MRS NOLAN: Mr Speaker, my question is addressed to the Attorney-General. Can he inform the house whether he is considering abolishing the year-and-a-day rule - and I refer him to Mr Dowd's comments on this very issue - given the problems with needle bandits injecting people with the AIDS virus?

MR COLLAERY: I thank Mrs Nolan for the question. I was not intending to consider it immediately, in question time, but certainly I am pleased to inform the house of the initiative taken by Mr Dowd in abandoning the year-and-a-day rule.
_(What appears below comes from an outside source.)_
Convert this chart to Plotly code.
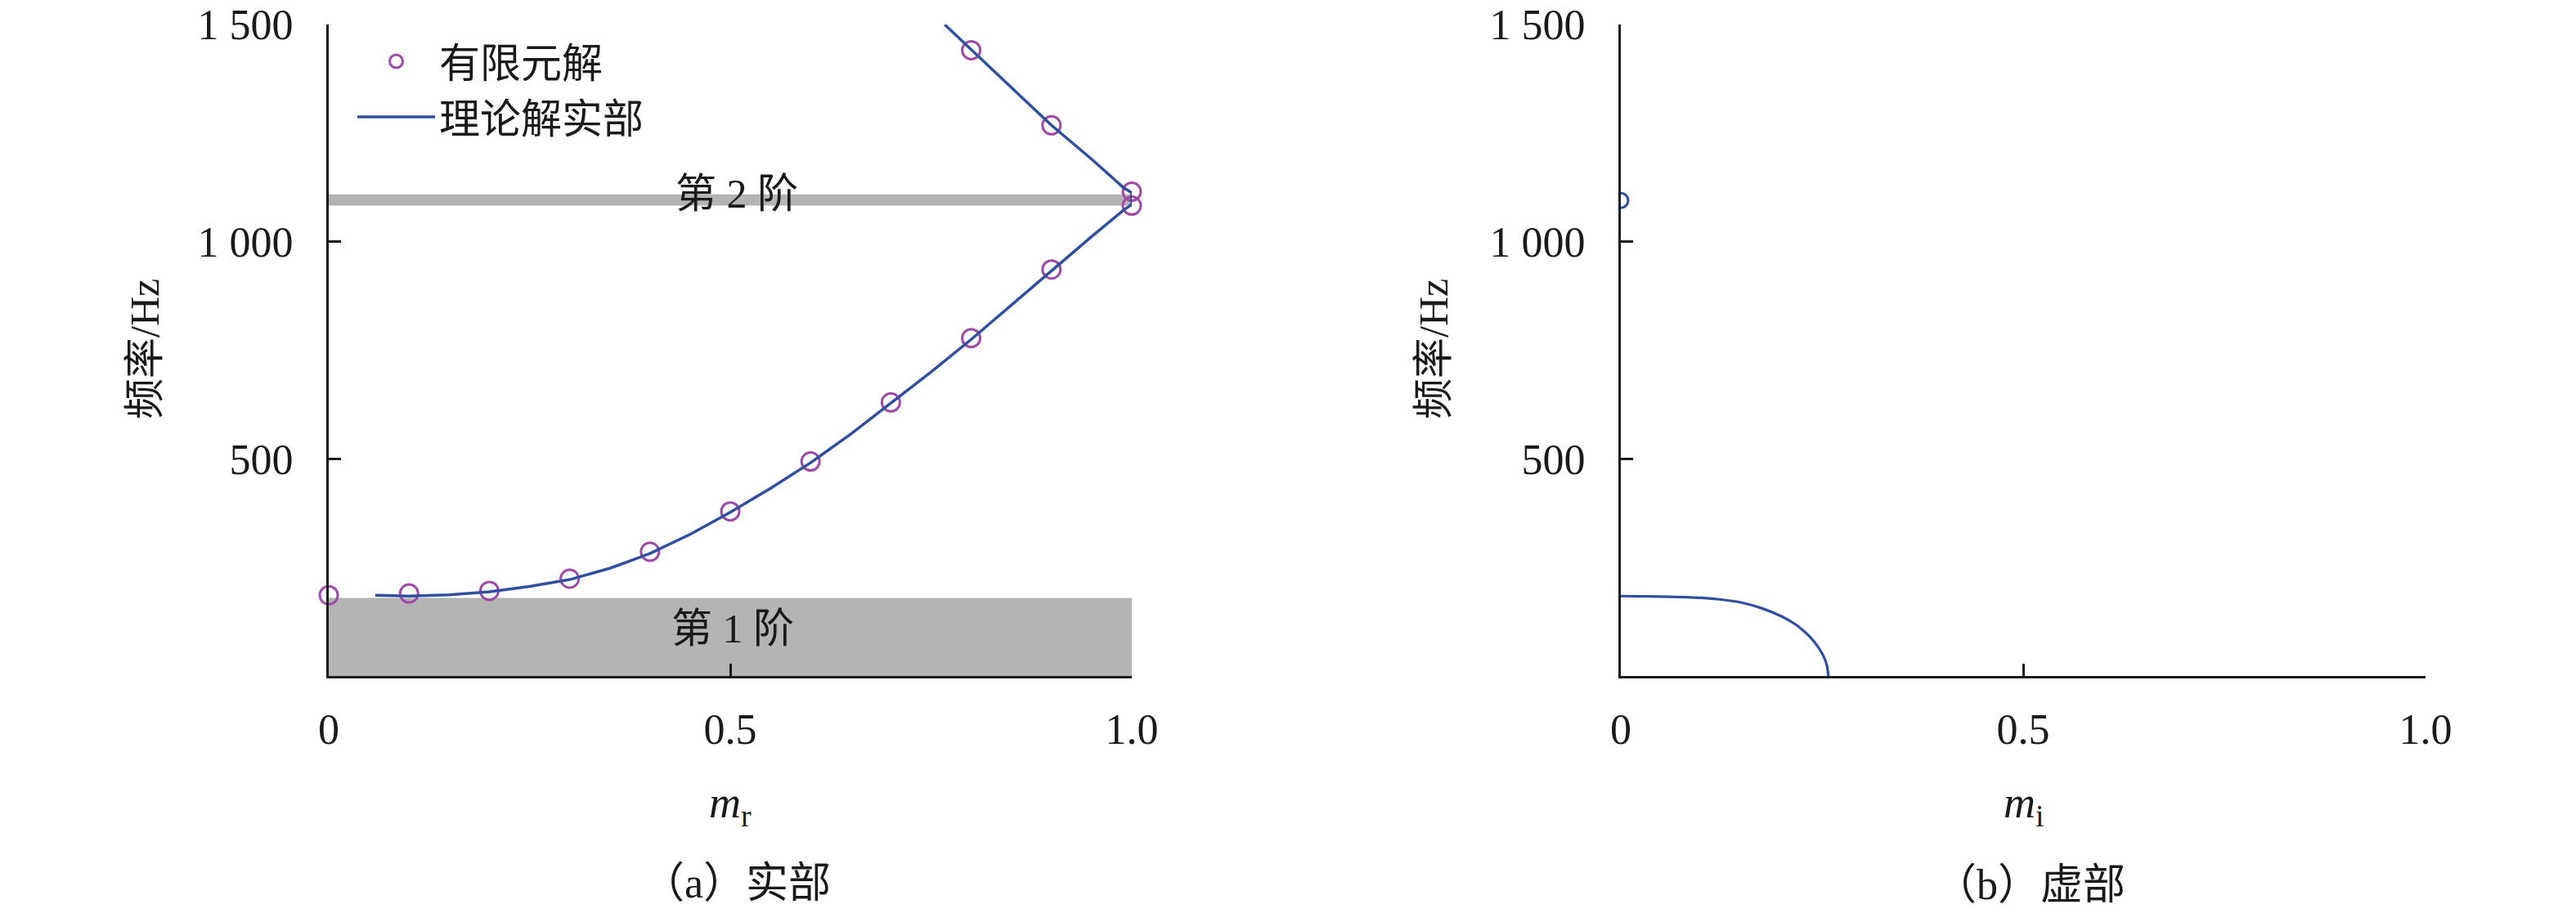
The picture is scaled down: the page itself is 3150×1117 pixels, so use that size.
import plotly.graph_objects as go

# ---- data ----
fe_x_lower = [0.0, 0.1, 0.2, 0.3, 0.4, 0.5, 0.6, 0.7, 0.8, 0.9, 1.0]
fe_y_lower = [186, 190, 196, 224, 286, 379, 494, 630, 778, 936, 1083]
fe_x_upper = [0.8, 0.9, 1.0]
fe_y_upper = [1441, 1268, 1115]

th_x_real = [0.767, 0.8, 0.85, 0.9, 0.95, 0.99, 1.0,
             1.0, 0.99, 0.95, 0.9, 0.85, 0.8, 0.75, 0.7, 0.65, 0.6, 0.55,
             0.5, 0.45, 0.4, 0.35, 0.3, 0.25, 0.2, 0.15, 0.1, 0.058]
th_y_real = [1500, 1442, 1355, 1268, 1190, 1124, 1113,
             1086, 1073, 1012, 933, 853, 775, 700, 628, 557, 491, 432,
             377, 326, 282, 248, 222, 206, 194, 187, 184, 186]

th_x_imag = [0.0, 0.05, 0.10, 0.125, 0.15, 0.175, 0.20, 0.22, 0.235, 0.245, 0.252, 0.256, 0.258]
th_y_imag = [184, 183, 180, 176, 169, 156, 137, 115, 90, 67, 45, 25, 0]

imag_pt_x = [0.0]
imag_pt_y = [1095]

band1 = (0, 180)      # 第1阶 band (Hz)
band2 = (1083, 1109)  # 第2阶 band (Hz)

y_tickvals = [500, 1000, 1500]
y_ticktext = ["500", "1 000", "1 500"]
x_tickvals = [0, 0.5, 1.0]
x_ticktext = ["0", "0.5", "1.0"]

# ---- styles ----
FONT = "Liberation Serif, Noto Sans CJK SC"
PURPLE = "#a04aa8"
BLUE = "#2f4f9f"
GRAY = "#b4b4b4"
AX = "#1a1a1a"

W, H = 3150, 1117
fig = go.Figure()

fig.add_trace(go.Scatter(
    x=fe_x_lower + fe_x_upper, y=fe_y_lower + fe_y_upper, mode="markers",
    name="有限元解", cliponaxis=False,
    marker=dict(symbol="circle-open", size=22, color=PURPLE, line=dict(width=3, color=PURPLE)),
    xaxis="x", yaxis="y"))
fig.add_trace(go.Scatter(
    x=th_x_real, y=th_y_real, mode="lines", name="理论解实部", cliponaxis=False,
    line=dict(color=BLUE, width=3.5), xaxis="x", yaxis="y"))
fig.add_trace(go.Scatter(
    x=th_x_imag, y=th_y_imag, mode="lines", showlegend=False, cliponaxis=False,
    line=dict(color=BLUE, width=3.2, shape="spline", smoothing=0.6), xaxis="x2", yaxis="y2"))
fig.add_trace(go.Scatter(
    x=imag_pt_x, y=imag_pt_y, mode="markers", showlegend=False, cliponaxis=True,
    marker=dict(symbol="circle-open", size=18, color=BLUE, line=dict(width=3, color=BLUE)),
    xaxis="x2", yaxis="y2"))

# bands
for (y0, y1) in (band1, band2):
    fig.add_shape(type="rect", xref="x", yref="y", x0=0, x1=1, y0=y0, y1=y1,
                  fillcolor=GRAY, line=dict(width=0), layer="below")

ydom = [0.2596, 0.9731]
axis_common = dict(showline=True, linecolor=AX, linewidth=3, ticks="inside",
                   ticklen=15, tickwidth=3, tickcolor=AX, showgrid=False,
                   zeroline=False, automargin=False,
                   tickfont=dict(family=FONT, size=52, color="#1a1a1a"))

fig.update_layout(
    width=W, height=H, margin=dict(l=0, r=0, t=0, b=0, pad=0, autoexpand=False),
    paper_bgcolor="white", plot_bgcolor="white",
    font=dict(family=FONT, size=50, color="#1a1a1a"),
    xaxis=dict(domain=[402 / W, 1384 / W], range=[0, 1], tickvals=x_tickvals, ticktext=x_ticktext,
               anchor="y", ticklabelstandoff=18, **axis_common),
    yaxis=dict(domain=ydom, range=[0, 1500], tickvals=y_tickvals, ticktext=y_ticktext,
               anchor="x", ticklabelstandoff=30, **axis_common),
    xaxis2=dict(domain=[1982 / W, 2966 / W], range=[0, 1], tickvals=x_tickvals, ticktext=x_ticktext,
                anchor="y2", ticklabelstandoff=18, **axis_common),
    yaxis2=dict(domain=ydom, range=[0, 1500], tickvals=y_tickvals, ticktext=y_ticktext,
                anchor="x2", ticklabelstandoff=30, **axis_common),
    legend=dict(x=432 / W, y=1 - 36 / H, xanchor="left", yanchor="top",
                font=dict(family=FONT, size=50, color="#1a1a1a"),
                bgcolor="rgba(0,0,0,0)", itemwidth=95, tracegroupgap=0),
    showlegend=True,
)

ann = [
    dict(text="第 2 阶", x=0.508, y=1111, xref="x", yref="y"),
    dict(text="第 1 阶", x=0.503, y=109, xref="x", yref="y"),
    dict(text="频率/Hz", x=177 / W, y=1 - 427 / H, xref="paper", yref="paper", textangle=-90),
    dict(text="频率/Hz", x=1753 / W, y=1 - 427 / H, xref="paper", yref="paper", textangle=-90),
    dict(text="<i>m</i><sub>r</sub>", x=893 / W, y=1 - 985 / H, xref="paper", yref="paper", size=54),
    dict(text="<i>m</i><sub>i</sub>", x=2475 / W, y=1 - 985 / H, xref="paper", yref="paper", size=54),
    dict(text="（a）实部", x=900 / W, y=1 - 1080 / H, xref="paper", yref="paper", size=52),
    dict(text="（b）虚部", x=2482 / W, y=1 - 1082 / H, xref="paper", yref="paper", size=52),
]
for a in ann:
    size = a.pop("size", 50)
    fig.add_annotation(showarrow=False, xanchor="center", yanchor="middle",
                       font=dict(family=FONT, size=size, color="#1a1a1a"), **a)

fig.write_html("out.html", config={"displayModeBar": False},
               post_script="document.body.style.margin='0';document.body.style.overflow='hidden';")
The year-and-a-day rule, Mr Speaker, means that one cannot be prosecuted for murder, for instance, if one's victim lives for a year and a day after the immediate physical impact that one caused.

That, of course, is very relevant to the needlestick bandit injury assault that has tragically occurred, and may occur again in the community. Certainly that threat of violence is a very real one in the community at the moment. I have looked recently at the New South Wales law, but also, more interestingly, at amendments to the Victorian law. Those amendments were brought forward and became law in May this year, and section 120 of the Victorian Health (General Amendment) Act 1988 specifies an offence punishable by $20,000 for a person who knowingly or recklessly infects another person with an infectious disease. A further subsection in that legislation provides a defence where the person infected with the infectious disease knew of or voluntarily accepted the risk of being infected with that infectious disease.

To my knowledge, there have been no prosecutions under the New South Wales legislation, which has some difficulties of proof about it; but this more recent provision in Victoria offers the prospect of prosecuting those people, and clearly with a fine of that size there would be a substantial default period of imprisonment in the event of failure to pay the fine.

The provision, if introduced in the ACT - and I am currently considering bringing that matter before the criminal law consultative committee - would provide some redress for those in the community who either have been threatened recently with that offence or may become the victims of such a dreadful, brutal assault.